Trial records detail that for over two years the executrix and the firm hid and destroyed a laundry-list of legal and accounting evidence from the trustees.
The trustees were forced into a legal battle for access to their family’s records which were held at the firm and in Mr. Darken’s home office.
The trustees were forced into a legal fight that took nearly three years and more than $250,000 in legal fees, but initially, the trustees prevailed: Judge Timothy Easter ordered the firm and the executrix to deliver the hidden accountings to the trustees. He also ordered the parties to mediate the damages inflicted on the trustees by the executrix and the firm.
Once the firm produced the boxes of evidence they had been hiding, it was revealed that the estate accountings that had been given to the trustees—and the courts—were false. Missing from the firm’s filings were thousands of shares of stock, loan contracts, trust accounts, vehicles, art and other assets.
MORE COURT BATTLES: THE EXECUTRIX DEMANDS TRIAL:
But the firm and the executrix “refused” Judge Easter’s mediation order and demanded a trial.
Judge Easter was removed from the case and replaced by Judge James G. Martin, who presided at the trial. Martin has a 40 year history in the law, and is a member of the “Inns of Court.”
At trial, hours of testimony detailed a long list of events that in other states are considered “breaches of fiduciary duty.” The evidence that was hidden or destroyed included computer drives, securities, appraisals, billings, accountings, trust files, loan and mortgage records, business contracts and the pre-nuptial agreement.
From the witness stand neither attorney Davis nor the executrix denied hiding and destroying the evidence from the trustees and the courts. In testimony and in billing records, Davis confirmed that he had worked closely with the executrix to hide records of Mr. Darken’s assets.
In other states these activities are widely referred to as accounting fraud, securities fraud and fraudulent concealment.
Additionally—in other state and federal jurisdictions—both attorney Davis and the court-deputized administrator would be considered “officers of the court.” As such, the destruction and concealment of legal and financial records from a court proceeding would be considered obstruction of justice.
A LANDMARK DECISION
But in a massive departure from the laws governing finance and accounting in other states, Williamson County Court Judge James Martin III reversed Easter’s initial finding for the trustees.
Martin ruled that when the executrix and her attorney hid legal and accounting records was not fraud, obstruction of justice or even a breach of fiduciary duty in Tennessee.
Martin’s ruling denied the trustees any recovery for the costs needed to get the accountings hidden by the executrix and the firm. Additionally, he ruled that the trustees were liable for all expenses billed by the firm to defend the actions of Davis and the executrix.
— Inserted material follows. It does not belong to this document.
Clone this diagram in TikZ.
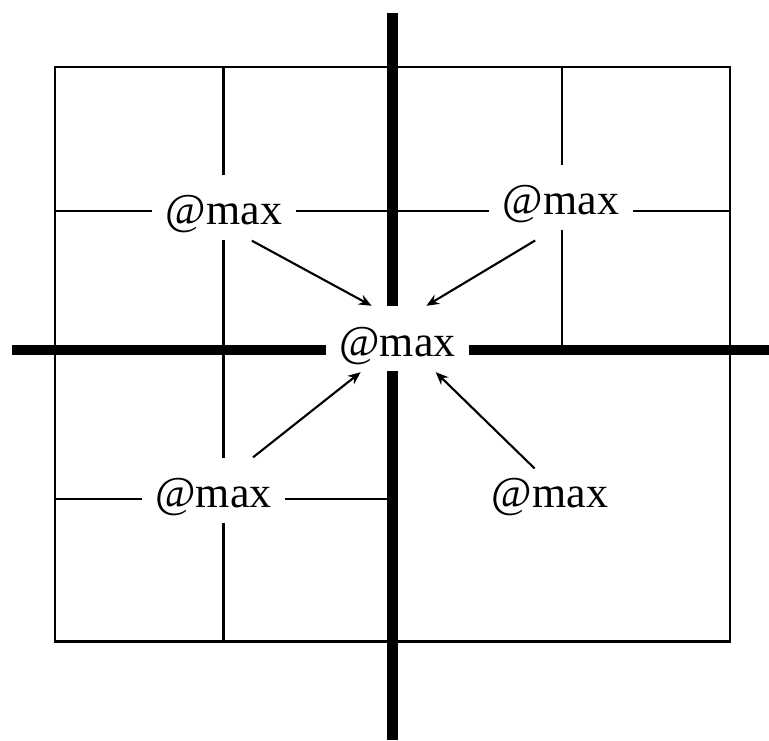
\documentclass[tikz,border=0pt]{standalone}
\usepackage{fontspec}
\setmainfont{Liberation Serif}
\usetikzlibrary{arrows.meta, positioning, calc}

\begin{document}
\begin{tikzpicture}[
  >={Stealth[length=3.6pt,width=3pt]},
  grid/.style={draw, line width=0.65pt},
  axis/.style={draw, line width=2.9pt},
  maxlab/.style={fill=white, font=\fontsize{12.5}{14}\selectfont, inner xsep=0.135cm, inner ysep=0.06cm, text height=0.44cm, text depth=0.09cm},
  pull/.style={->, line width=0.6pt}
  ]
  \useasboundingbox (0,0) rectangle (7.69,7.40);
  % outer box and cell splits
  \coordinate (SW) at (0.55,0.985);
  \coordinate (NE) at (7.30,6.73);
  \draw[grid] (SW) rectangle (NE);
  \draw[grid] (2.235,6.73) -- (2.235,0.985);
  \draw[grid] (5.62,6.73) -- (5.62,3.90);
  \draw[grid] (0.55,5.29) -- (7.30,5.29);
  \draw[grid] (0.55,2.41) -- (3.925,2.41);
  % main split
  \draw[axis] (3.925,7.27) -- (3.925,0);
  \draw[axis] (0.12,3.90) -- (7.69,3.90);
  % labels
  \node[maxlab] (tl) at (2.24,5.325) {@max};
  \node[maxlab] (tr) at (5.61,5.425) {@max};
  \node[maxlab] (c)  at (3.975,4.01) {@max};
  \node[maxlab] (bl) at (2.135,2.495) {@max};
  \node[maxlab] (br) at (5.50,2.495) {@max};
  % merge arrows
  \draw[pull] (tl.310.7) -- (c.128);
  \draw[pull, shorten <=0.19cm] (tr.254) -- (c.49);
  \draw[pull] (bl.40) -- (c.222);
  \draw[pull, shorten <=-0.16cm] (br.129) -- (c.319);
\end{tikzpicture}
\end{document}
The trustees appealed their case, but Martin’s ruling was upheld by the Middle Tennessee Court of Appeals. Martin’s new definitions for fiduciaries and officers of the court now stand as the law governing all legal, accounting, finance and fiduciary transactions in the State of Tennessee.
Tennessee Attorney General Herb Slatery III
The editors at www.stopprobatefraud.com contacted the office of Tennessee Attorney General Herbert Slatery III (shown left) for comment, but received no reply.
The editors also asked the Tennessee State Bar for comment, but received no response.